42.   The BC Court of Appeal has found that strict compliance with section 135 of the SPA is required before a strata corporation can impose fines. The court also determined that bylaw fines are invalid if the section 135 procedural requirements are not followed: Terry v. The Owners, Strata Plan NW 309, 2016 BCCA 449. Terry is binding precedent that the CRT must follow.

43.   The evidence shows the strata sent Miss Johnson what it referred to as a “courtesy letter” dated August 28, 2020, advising that an alteration to the solarium windows had been brought to the council’s attention, which violated the bylaws. The letter warned that failure to remove the film by September 28, 2020 might result in a formal bylaw infraction and possible fine. The strata sent a further “formal” letter dated October 13, 2020. I find this letter contained sufficient particulars of the complaint against Miss Johnson relating to her adding unauthorized window film to the LCP solarium, in breach of bylaw 6(1).

44.   It is undisputed that Miss Johnson requested a hearing and that the strata held 2 hearings with Miss Johnson about this issue, on December 8, 2020 and January 18, 2021. The strata says it provided Miss Johnson with several requests and goodwill extensions to provide her alleged permission from QH to install the window film. In a September 13, 2021 letter, the strata advised Miss Johnson that if she did not remove the film by the end of September 2021, the strata might impose fines up to $200 every 7 days for a continuing contravention.

45.   In an October 18, 2021 letter, the strata advised that it had voted to levy a $200 fine every 7 days starting November 1, 2021. I find that as of the October 18, 2021 letter, the strata had complied with SPA section 135, and any bylaw fines imposed as of November 1, 2021 were valid.

46.   The strata lot account for SL68 in evidence shows the strata imposed a total of $1,800 in continuing bylaw fines between November 1, 2021 and January 1, 2022. Given that I have found Miss Johnson breached bylaws 6(1), 37(7) and 37(11) and the strata met the notice requirements under SPA section 135, I conclude that Miss Johnson is responsible to pay those fines.

47.   There is no evidence before me that Miss Johnson has paid any fines imposed for this bylaw contravention to date. However, as the strata did not file a counterclaim, I make no order for payment.

48.   I note that the strata lot account also shows a $200 bylaw fine was imposed on May 17, 2021 for “unapproved alteration”. The strata’s “By-law Infraction Tracker” printout in evidence shows this fine was for the window film violation.
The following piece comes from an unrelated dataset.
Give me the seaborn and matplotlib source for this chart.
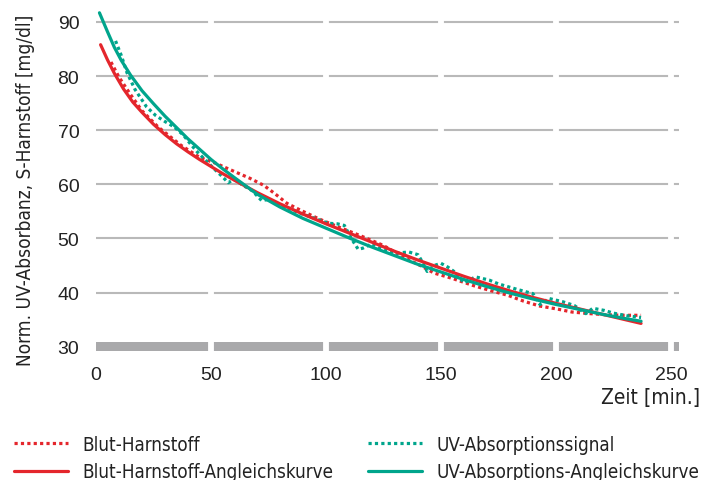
import matplotlib
matplotlib.use("Agg")
import matplotlib.pyplot as plt
import numpy as np
import pandas as pd
import seaborn as sns
from matplotlib import font_manager
from matplotlib.lines import Line2D

# ---------------- data ----------------
blut_x = [6.5, 10, 15, 20, 27, 37, 45, 52, 60, 67, 73, 78, 83, 89, 97, 105, 115,
          125, 133, 141, 147, 155, 164, 172, 179, 186, 193, 200, 207, 215, 222, 229, 237]
blut_y = [82.6, 79.8, 76.6, 73.6, 70.6, 67.2, 65.0, 63.9, 62.4, 61.1, 59.8, 58.2, 56.5,
          55.2, 53.6, 52.2, 50.5, 48.7, 46.7, 45.0, 43.6, 42.6, 41.3, 40.3, 39.5, 38.4,
          37.5, 37.0, 36.4, 36.1, 35.9, 35.8, 35.8]

blut_fit_x = [2, 5, 8, 12, 16, 20, 25, 30, 35, 40, 45, 50, 55, 60, 70, 80, 90, 100,
              110, 120, 130, 140, 150, 160, 170, 180, 190, 200, 210, 220, 230, 237]
blut_fit_y = [85.8, 83.0, 80.5, 77.6, 75.2, 73.3, 71.1, 69.2, 67.5, 66.0, 64.6, 63.3,
              62.0, 60.8, 58.5, 56.4, 54.5, 52.7, 51.0, 49.3, 47.6, 46.0, 44.5, 43.0,
              41.6, 40.3, 39.1, 38.0, 37.0, 36.0, 35.0, 34.3]

uv_x = [8.5, 11, 13.5, 17, 22, 26, 30, 34, 38, 41, 44, 48, 52, 55, 57.5, 60, 64, 68,
        72, 75, 79, 84, 89, 96, 101, 105, 108, 111, 114, 116, 120, 126, 131, 136, 140,
        142, 144, 147, 150, 153, 156, 160, 165, 171, 175, 183, 190, 193, 197, 203, 208,
        213, 216, 221, 225, 231, 237]
uv_y = [86.5, 83.8, 80.6, 77.5, 74.3, 72.7, 71.6, 70.6, 69.1, 67.5, 66.0, 64.3, 62.6,
        61.4, 60.3, 60.9, 59.8, 58.8, 57.0, 57.2, 56.4, 55.5, 54.6, 53.6, 52.8, 52.7,
        52.4, 50.0, 48.0, 48.2, 49.0, 47.8, 47.3, 47.5, 47.0, 45.6, 43.9, 45.0, 45.4,
        44.7, 43.8, 41.8, 42.9, 42.3, 41.6, 40.6, 39.8, 37.8, 38.9, 38.3, 37.6, 36.1,
        37.1, 36.7, 36.2, 35.7, 35.4]

uv_fit_x = [1.5, 5, 8, 11, 15, 20, 25, 30, 35, 40, 45, 50, 55, 60, 70, 80, 90, 100,
            110, 120, 130, 140, 150, 160, 170, 180, 190, 200, 210, 220, 230, 237]
uv_fit_y = [91.7, 88.2, 85.3, 82.9, 80.2, 77.3, 74.9, 72.6, 70.5, 68.4, 66.5, 64.6,
            62.9, 61.3, 58.2, 55.8, 53.7, 51.9, 50.1, 48.4, 46.8, 45.2, 43.8, 42.4,
            41.1, 39.9, 38.8, 37.8, 36.9, 36.0, 35.2, 34.7]

x_ticks = [0, 50, 100, 150, 200, 250]
y_ticks = [30, 40, 50, 60, 70, 80, 90]
labels = ["Blut-Harnstoff", "Blut-Harnstoff-Angleichskurve",
          "UV-Absorptionssignal", "UV-Absorptions-Angleichskurve"]
x_label = "Zeit [min.]"
y_label = "Norm. UV-Absorbanz, S-Harnstoff [mg/dl]"

RED = "#e4262c"
TEAL = "#00a58c"
GRID = "#b9b9b9"
BAND = "#a9a9ab"
TXT = "#222222"

# ---------------- styling ----------------
sns.set_theme(style="white")
avail = {f.name for f in font_manager.fontManager.ttflist}
if "Liberation Sans Narrow" in avail:
    cond = font_manager.FontProperties(family="Liberation Sans Narrow")
else:
    cond = font_manager.FontProperties(family="DejaVu Sans", stretch="condensed")
plt.rcParams["font.family"] = ["Liberation Sans", "DejaVu Sans"]

fig = plt.figure(figsize=(7.02, 4.81), dpi=100)
ax = fig.add_axes([96 / 702, 1 - 352 / 481, (679 - 96) / 702, (352 - 6.75) / 481])
ax.set_xlim(0.7, 253.5)
ax.set_ylim(29.2, 93)

# horizontal grid and grey base band
for yv in y_ticks[1:]:
    ax.axhline(yv, color=GRID, lw=1.5, zorder=1)
ax.axhspan(29.25, 30.9, color=BAND, lw=0, zorder=1)
# white separators at the x ticks
for xv in x_ticks[1:]:
    ax.axvline(xv, color="white", lw=4.2, zorder=2)

df_b = pd.DataFrame({"x": blut_x, "y": blut_y})
df_bf = pd.DataFrame({"x": blut_fit_x, "y": blut_fit_y})
df_u = pd.DataFrame({"x": uv_x, "y": uv_y})
df_uf = pd.DataFrame({"x": uv_fit_x, "y": uv_fit_y})

dot = (0, (1, 1))
sns.lineplot(data=df_b, x="x", y="y", ax=ax, color=RED, lw=2.3, linestyle=dot,
             estimator=None, sort=False, zorder=3)
sns.lineplot(data=df_u, x="x", y="y", ax=ax, color=TEAL, lw=2.3, linestyle=dot,
             estimator=None, sort=False, zorder=3)
sns.lineplot(data=df_bf, x="x", y="y", ax=ax, color=RED, lw=2.3,
             estimator=None, sort=False, zorder=4)
sns.lineplot(data=df_uf, x="x", y="y", ax=ax, color=TEAL, lw=2.3,
             estimator=None, sort=False, zorder=4)

for s in ax.spines.values():
    s.set_visible(False)
ax.set_xticks(x_ticks)
ax.set_yticks(y_ticks)
ax.tick_params(axis="both", length=0, labelsize=14, colors=TXT)
ax.tick_params(axis="x", pad=11)
ax.tick_params(axis="y", pad=12)
ax.set_xlabel("")
ax.set_ylabel("")

fig.text(700 / 702, 1 - 398 / 481, x_label, ha="right", va="center",
         fontproperties=cond, fontsize=15, color=TXT)
fig.text(26 / 702, 1 - 190 / 481, y_label, ha="center", va="center", rotation=90,
         fontproperties=cond, fontsize=13.7, color=TXT)

# legends
lp = cond.copy()
lp.set_size(13.5)
h = [Line2D([], [], color=RED, lw=2.3, linestyle=dot),
     Line2D([], [], color=RED, lw=2.3),
     Line2D([], [], color=TEAL, lw=2.3, linestyle=dot),
     Line2D([], [], color=TEAL, lw=2.3)]
kw = dict(loc="center left", frameon=False, prop=lp, handlelength=2.9,
          handletextpad=0.75, labelspacing=0.45, borderpad=0, borderaxespad=0)
leg1 = fig.legend(h[:2], labels[:2], bbox_to_anchor=(14 / 702, 1 - 459 / 481), **kw)
leg2 = fig.legend(h[2:], labels[2:], bbox_to_anchor=(368 / 702, 1 - 459 / 481), **kw)
for lg in (leg1, leg2):
    for t in lg.get_texts():
        t.set_color(TXT)

fig.savefig("out.png", dpi=100)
There is no evidence before me that the strata provided Miss Johnson with written notice that it had decided to impose a fine before it imposed that fine, as required by SPA section 135(2). Therefore, I find the strata did not strictly comply with SPA section 135, and so the $200 fine imposed on May 17, 2021 was not valid. I order the strata to immediately reverse it.

CRT FEES AND EXPENSES

49.   Under section 49 of the CRTA, and the CRT rules, the CRT will generally order an unsuccessful party to reimburse a successful party for CRT fees and reasonable dispute-related expenses. I find that Miss Johnson was partly successful, and so I therefore order the strata to reimburse Miss Johnson $112.50 for half her paid CRT fees. The strata did not pay any fees and neither party claimed any dispute-related expenses.
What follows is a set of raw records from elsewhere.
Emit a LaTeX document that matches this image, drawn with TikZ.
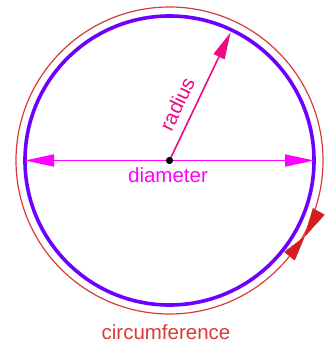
\documentclass[tikz,border=0pt]{standalone}
\usepackage{fontspec}
\setmainfont{Liberation Sans}
\usetikzlibrary{arrows.meta,calc}
\definecolor{purp}{HTML}{6E00FF}
\definecolor{circred}{HTML}{D83A3A}
\definecolor{headred}{HTML}{D21E1E}
\definecolor{radpink}{HTML}{EE0A84}
\definecolor{diamag}{HTML}{FF00FF}
\tikzset{
  lbl/.style={font=\fontsize{20.5}{24}\selectfont, inner sep=0pt},
  purplecircle/.style={draw=purp, line width=3.6pt},
  redcircle/.style={draw=circred, line width=1.2pt},
  radarrow/.style={draw=radpink, line width=1.6pt, -{Triangle[length=27pt,width=12pt]}},
  diaarrow/.style={draw=diamag, line width=1.8pt, {Triangle[length=29pt,width=12pt]}-{Triangle[length=29pt,width=12pt]}},
  bowhead/.style={fill=headred, draw=headred, line width=0.4pt, line join=round},
}
\begin{document}
\begin{tikzpicture}[x=1pt,y=1pt]
\useasboundingbox (0,0) rectangle (331,347);
\coordinate (O) at (169.5,186.5);
\coordinate (L) at ($(O)+(-144.5,0)$);
\coordinate (Rt) at ($(O)+(144.5,0)$);
\coordinate (R) at ($(O)+(64.5:142)$);
% bowtie pinch point on the red circle
\coordinate (P) at ($(O)+(-29.5:155)$);
% upper head (base ahead along counter-clockwise tangent)
\coordinate (U) at ($(P)+(0.4924*29,0.8704*29)$);
\coordinate (U1) at ($(U)+(0.8704*6.5,-0.4924*6.5)$);
\coordinate (U2) at ($(U)+(-0.8704*6.5,0.4924*6.5)$);
% lower head (base behind, bending with circle)
\coordinate (D) at ($(O)+(-38.5:153.5)$);
\coordinate (D1) at ($(D)+(-38.5:6.5)$);
\coordinate (D2) at ($(D)+(-38.5:-6.5)$);
% circles
\draw[purplecircle] (O) circle[radius=144.5];
\draw[redcircle] (O) circle[radius=153.5];
\filldraw[bowhead] (P) -- (U1) -- (U2) -- cycle;
\filldraw[bowhead] (P) -- (D1) -- (D2) -- cycle;
% diameter and radius
\draw[diaarrow] (L) -- (Rt);
\draw[radarrow] (O) -- (R);
\fill[black] (O) circle[radius=3.6];
% labels
\node[lbl, text=diamag, anchor=base] (dlab) at (168,164) {diameter};
\node[lbl, text=radpink, rotate=64.5] (rlab) at (177,243) {radius};
\node[lbl, text=circred, anchor=base] (clab) at (166,8) {circumference};
\end{tikzpicture}
\end{document}
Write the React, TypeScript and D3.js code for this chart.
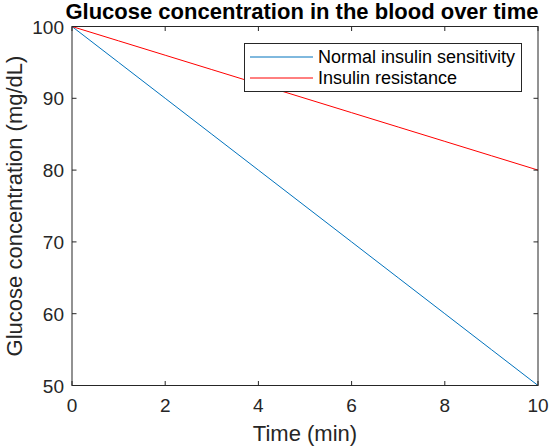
import React from "react";
import * as d3 from "d3";

const times = [0, 1, 2, 3, 4, 5, 6, 7, 8, 9, 10];
const normal = [100, 95, 90, 85, 80, 75, 70, 65, 60, 55, 50];
const resistance = [100, 98, 96, 94, 92, 90, 88, 86, 84, 82, 80];
const xTicks = [0, 2, 4, 6, 8, 10];
const yTicks = [50, 60, 70, 80, 90, 100];
const seriesNames = ["Normal insulin sensitivity", "Insulin resistance"];
const seriesColors = ["#0072BD", "#FF0000"];

export default function App() {
  const W = 553, H = 448;
  const left = 72, right = 538, top = 26.5, bottom = 385.5;
  const x = d3.scaleLinear().domain([0, 10]).range([left, right]);
  const y = d3.scaleLinear().domain([50, 100]).range([bottom, top]);
  const line = d3.line<number>().x((_, i) => x(times[i])).y((d) => y(d));
  const axisColor = "#262626";
  const font = "'Liberation Sans', Arial, sans-serif";
  const tl = 4.5;
  return (
    <svg width={W} height={H} style={{ position: "absolute", left: 0, top: 0, background: "#fff" }} fontFamily={font}>
      <rect x={0} y={0} width={W} height={H} fill="#fff" />
      <path d={line(normal) || ""} fill="none" stroke={seriesColors[0]} strokeWidth={1} />
      <path d={line(resistance) || ""} fill="none" stroke={seriesColors[1]} strokeWidth={1} />
      <rect x={left} y={top} width={right - left} height={bottom - top} fill="none" stroke={axisColor} strokeWidth={1} />
      {xTicks.map((t) => (
        <g key={"x" + t}>
          <line x1={x(t)} x2={x(t)} y1={bottom} y2={bottom - tl} stroke={axisColor} />
          <line x1={x(t)} x2={x(t)} y1={top} y2={top + tl} stroke={axisColor} />
          <text x={x(t)} y={bottom + 26.5} textAnchor="middle" fontSize={19} fill={axisColor}>{t}</text>
        </g>
      ))}
      {yTicks.map((t) => (
        <g key={"y" + t}>
          <line x1={left} x2={left + tl} y1={y(t)} y2={y(t)} stroke={axisColor} />
          <line x1={right} x2={right - tl} y1={y(t)} y2={y(t)} stroke={axisColor} />
          <text x={left - 8} y={y(t) + 7} textAnchor="end" fontSize={19} fill={axisColor}>{t}</text>
        </g>
      ))}
      <text x={(left + right) / 2} y={441} textAnchor="middle" fontSize={22} fill={axisColor}>Time (min)</text>
      <text transform={`translate(22,${(top + bottom) / 2}) rotate(-90)`} textAnchor="middle" fontSize={22} fill={axisColor}>Glucose concentration (mg/dL)</text>
      <text x={(left + right) / 2 - 3} y={19} textAnchor="middle" fontSize={22} fontWeight="bold" fill="#000">Glucose concentration in the blood over time</text>
      <rect x={244.5} y={43.5} width={277} height={48} fill="#fff" stroke={axisColor} strokeWidth={1} />
      {seriesNames.map((n, i) => (
        <g key={n}>
          <line x1={250} x2={313} y1={57 + i * 21} y2={57 + i * 21} stroke={seriesColors[i]} />
          <text x={318} y={63 + i * 21} fontSize={18} fill="#000">{n}</text>
        </g>
      ))}
    </svg>
  );
}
50.   The strata must comply with section 189.4 of the SPA, which includes not charging dispute-related expenses against Miss Johnson.

ORDERS

51.   I order that the strata must:

a.    immediately reverse the May 17, 2021 $200 bylaw fine imposed on Miss Johnson’s strata lot account, and

b.    pay Miss Johnson $112.50 in CRT fees within 30 days.
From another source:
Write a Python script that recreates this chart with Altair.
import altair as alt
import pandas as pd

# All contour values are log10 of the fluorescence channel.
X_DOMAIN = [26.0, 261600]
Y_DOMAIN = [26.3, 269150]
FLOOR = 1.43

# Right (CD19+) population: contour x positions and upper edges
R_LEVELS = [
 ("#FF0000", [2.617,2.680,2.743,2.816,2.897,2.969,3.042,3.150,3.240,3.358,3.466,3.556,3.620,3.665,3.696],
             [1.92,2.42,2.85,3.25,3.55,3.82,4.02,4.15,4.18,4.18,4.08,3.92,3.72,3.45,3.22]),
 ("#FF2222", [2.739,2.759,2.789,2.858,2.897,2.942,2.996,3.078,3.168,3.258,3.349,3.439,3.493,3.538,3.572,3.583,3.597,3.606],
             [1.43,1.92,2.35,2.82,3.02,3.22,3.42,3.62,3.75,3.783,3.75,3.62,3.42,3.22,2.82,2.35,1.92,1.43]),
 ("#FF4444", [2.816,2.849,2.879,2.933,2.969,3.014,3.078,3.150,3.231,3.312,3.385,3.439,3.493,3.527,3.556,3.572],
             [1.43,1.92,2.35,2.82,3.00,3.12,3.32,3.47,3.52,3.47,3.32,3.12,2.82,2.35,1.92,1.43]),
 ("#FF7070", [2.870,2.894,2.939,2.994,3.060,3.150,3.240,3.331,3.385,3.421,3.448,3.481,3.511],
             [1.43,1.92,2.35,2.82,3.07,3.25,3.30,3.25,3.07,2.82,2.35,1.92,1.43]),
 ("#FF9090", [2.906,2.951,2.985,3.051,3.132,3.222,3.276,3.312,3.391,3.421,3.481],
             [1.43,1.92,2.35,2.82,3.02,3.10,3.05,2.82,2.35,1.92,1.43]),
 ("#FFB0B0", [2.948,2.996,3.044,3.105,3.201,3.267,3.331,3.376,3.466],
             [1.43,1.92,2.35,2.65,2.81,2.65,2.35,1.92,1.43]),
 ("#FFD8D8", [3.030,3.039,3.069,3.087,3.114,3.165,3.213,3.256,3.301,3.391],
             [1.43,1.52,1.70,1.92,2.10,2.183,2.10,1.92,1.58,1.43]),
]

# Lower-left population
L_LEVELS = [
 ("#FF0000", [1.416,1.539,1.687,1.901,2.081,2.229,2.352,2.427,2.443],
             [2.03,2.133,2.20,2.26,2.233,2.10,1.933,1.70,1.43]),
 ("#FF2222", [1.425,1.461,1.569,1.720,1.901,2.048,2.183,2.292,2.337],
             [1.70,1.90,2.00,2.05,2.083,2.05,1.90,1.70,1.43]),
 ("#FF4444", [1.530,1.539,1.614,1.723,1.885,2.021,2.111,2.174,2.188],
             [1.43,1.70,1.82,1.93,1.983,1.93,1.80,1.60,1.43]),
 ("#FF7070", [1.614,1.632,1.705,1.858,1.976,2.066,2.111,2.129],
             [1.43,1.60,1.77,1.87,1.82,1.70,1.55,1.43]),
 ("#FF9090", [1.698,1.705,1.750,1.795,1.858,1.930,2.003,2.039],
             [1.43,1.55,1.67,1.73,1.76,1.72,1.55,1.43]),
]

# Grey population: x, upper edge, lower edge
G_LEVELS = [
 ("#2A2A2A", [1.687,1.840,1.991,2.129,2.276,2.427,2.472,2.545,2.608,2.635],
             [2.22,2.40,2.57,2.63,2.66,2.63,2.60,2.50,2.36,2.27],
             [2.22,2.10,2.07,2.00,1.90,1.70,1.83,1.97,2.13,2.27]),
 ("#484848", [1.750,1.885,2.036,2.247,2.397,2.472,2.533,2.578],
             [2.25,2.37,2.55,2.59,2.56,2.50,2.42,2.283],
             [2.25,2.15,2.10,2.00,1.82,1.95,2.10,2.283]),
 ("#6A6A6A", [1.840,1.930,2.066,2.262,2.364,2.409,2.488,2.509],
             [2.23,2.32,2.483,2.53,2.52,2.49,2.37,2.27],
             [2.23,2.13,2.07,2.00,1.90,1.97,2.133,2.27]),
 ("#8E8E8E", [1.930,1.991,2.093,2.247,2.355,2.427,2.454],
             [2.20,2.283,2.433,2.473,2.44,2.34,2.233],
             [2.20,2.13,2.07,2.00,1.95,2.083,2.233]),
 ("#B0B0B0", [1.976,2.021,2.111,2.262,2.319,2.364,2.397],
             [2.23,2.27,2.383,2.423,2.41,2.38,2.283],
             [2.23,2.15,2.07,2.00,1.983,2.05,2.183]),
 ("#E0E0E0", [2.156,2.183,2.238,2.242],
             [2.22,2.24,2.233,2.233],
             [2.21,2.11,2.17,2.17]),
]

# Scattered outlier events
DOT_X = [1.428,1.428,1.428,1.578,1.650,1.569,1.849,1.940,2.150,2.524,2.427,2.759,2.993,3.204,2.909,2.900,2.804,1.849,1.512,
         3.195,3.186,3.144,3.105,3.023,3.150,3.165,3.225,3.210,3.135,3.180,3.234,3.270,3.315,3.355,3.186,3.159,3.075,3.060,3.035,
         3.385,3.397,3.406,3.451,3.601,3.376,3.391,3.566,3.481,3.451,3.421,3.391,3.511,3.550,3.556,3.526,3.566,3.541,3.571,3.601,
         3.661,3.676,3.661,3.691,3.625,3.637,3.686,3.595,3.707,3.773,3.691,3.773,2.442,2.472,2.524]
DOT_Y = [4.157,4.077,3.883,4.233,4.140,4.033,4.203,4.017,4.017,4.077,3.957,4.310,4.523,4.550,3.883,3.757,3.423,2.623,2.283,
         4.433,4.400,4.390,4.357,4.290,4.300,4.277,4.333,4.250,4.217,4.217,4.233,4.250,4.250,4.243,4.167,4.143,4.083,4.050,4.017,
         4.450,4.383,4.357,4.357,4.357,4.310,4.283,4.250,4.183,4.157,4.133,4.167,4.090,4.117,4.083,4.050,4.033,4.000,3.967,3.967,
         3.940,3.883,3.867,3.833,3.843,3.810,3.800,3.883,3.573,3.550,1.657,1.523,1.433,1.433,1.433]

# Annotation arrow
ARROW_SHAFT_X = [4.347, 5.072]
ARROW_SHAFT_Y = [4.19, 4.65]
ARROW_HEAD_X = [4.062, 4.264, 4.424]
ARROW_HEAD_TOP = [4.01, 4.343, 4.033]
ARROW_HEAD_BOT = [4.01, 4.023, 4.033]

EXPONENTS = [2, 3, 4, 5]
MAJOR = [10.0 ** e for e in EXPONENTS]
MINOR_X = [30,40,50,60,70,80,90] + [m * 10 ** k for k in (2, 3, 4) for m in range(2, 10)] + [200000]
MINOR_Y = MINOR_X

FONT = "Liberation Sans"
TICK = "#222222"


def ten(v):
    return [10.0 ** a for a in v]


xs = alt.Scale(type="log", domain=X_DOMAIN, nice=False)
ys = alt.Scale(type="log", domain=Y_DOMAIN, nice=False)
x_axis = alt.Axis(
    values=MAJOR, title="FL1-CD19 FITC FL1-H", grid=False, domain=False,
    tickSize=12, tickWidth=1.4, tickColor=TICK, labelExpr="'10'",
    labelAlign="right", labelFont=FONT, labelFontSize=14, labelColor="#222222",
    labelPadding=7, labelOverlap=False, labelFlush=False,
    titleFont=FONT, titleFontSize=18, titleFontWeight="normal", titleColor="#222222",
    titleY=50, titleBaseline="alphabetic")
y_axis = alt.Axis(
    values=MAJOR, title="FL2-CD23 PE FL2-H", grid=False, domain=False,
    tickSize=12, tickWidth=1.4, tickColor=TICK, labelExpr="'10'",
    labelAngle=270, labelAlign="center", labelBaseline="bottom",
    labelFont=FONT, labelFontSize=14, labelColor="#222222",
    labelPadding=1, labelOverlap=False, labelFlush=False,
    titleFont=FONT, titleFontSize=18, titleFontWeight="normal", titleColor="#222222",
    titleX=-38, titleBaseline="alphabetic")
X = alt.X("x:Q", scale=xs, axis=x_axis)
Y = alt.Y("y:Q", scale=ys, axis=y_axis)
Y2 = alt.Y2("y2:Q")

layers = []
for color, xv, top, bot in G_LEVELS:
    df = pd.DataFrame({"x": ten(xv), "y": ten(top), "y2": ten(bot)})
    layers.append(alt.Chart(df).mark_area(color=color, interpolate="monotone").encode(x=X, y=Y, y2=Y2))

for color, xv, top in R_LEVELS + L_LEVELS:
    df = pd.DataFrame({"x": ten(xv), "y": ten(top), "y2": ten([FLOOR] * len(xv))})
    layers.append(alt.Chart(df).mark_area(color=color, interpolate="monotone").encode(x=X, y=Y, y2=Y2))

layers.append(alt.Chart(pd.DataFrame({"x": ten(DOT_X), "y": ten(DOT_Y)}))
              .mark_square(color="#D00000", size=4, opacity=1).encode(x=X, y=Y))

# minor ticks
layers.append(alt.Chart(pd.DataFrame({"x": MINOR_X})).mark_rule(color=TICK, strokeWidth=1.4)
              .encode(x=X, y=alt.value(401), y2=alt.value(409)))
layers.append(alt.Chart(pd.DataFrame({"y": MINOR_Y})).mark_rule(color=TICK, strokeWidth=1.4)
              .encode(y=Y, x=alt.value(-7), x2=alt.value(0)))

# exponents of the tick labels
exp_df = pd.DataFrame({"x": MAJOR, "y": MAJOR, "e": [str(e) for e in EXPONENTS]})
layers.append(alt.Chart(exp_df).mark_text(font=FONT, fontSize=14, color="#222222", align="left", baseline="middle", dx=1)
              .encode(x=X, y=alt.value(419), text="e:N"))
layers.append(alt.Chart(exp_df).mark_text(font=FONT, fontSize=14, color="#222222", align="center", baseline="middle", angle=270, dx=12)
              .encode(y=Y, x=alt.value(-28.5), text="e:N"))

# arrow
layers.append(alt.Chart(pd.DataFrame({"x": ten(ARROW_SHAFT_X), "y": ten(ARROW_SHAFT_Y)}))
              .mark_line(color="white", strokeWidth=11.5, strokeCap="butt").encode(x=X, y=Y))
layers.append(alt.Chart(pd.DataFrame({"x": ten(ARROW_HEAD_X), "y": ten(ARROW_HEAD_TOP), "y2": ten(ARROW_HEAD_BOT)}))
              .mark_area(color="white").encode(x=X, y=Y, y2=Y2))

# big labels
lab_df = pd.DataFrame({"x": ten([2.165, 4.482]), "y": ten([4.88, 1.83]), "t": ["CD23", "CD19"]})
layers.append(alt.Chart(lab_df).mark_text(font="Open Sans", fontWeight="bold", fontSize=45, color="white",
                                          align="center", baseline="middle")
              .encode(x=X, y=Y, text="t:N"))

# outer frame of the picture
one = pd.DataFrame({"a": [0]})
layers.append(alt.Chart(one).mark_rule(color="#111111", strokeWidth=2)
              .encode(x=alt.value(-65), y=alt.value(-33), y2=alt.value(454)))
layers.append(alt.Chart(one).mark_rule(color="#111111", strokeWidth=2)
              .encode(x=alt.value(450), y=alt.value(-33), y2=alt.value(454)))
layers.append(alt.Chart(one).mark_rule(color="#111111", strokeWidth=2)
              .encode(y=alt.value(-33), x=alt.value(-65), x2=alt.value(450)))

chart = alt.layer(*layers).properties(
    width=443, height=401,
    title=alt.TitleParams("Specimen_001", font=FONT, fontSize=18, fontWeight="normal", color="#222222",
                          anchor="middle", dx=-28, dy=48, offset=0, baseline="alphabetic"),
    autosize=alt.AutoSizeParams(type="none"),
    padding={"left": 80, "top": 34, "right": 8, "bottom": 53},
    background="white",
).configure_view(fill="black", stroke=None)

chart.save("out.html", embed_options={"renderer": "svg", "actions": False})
52.   Miss Johnson is also entitled to post-judgment interest on the CRT fee reimbursement under the Court Order Interest Act.

53.   Under section 57 of the CRTA, a validated copy of the CRT’s order can be enforced through the British Columbia Supreme Court. Under section 58 of the CRTA, the order can be enforced through the British Columbia Provincial Court if it is an order for financial compensation or return of personal property under $35,000. Once filed, a CRT order has the same force and effect as an order of the court that it is filed in.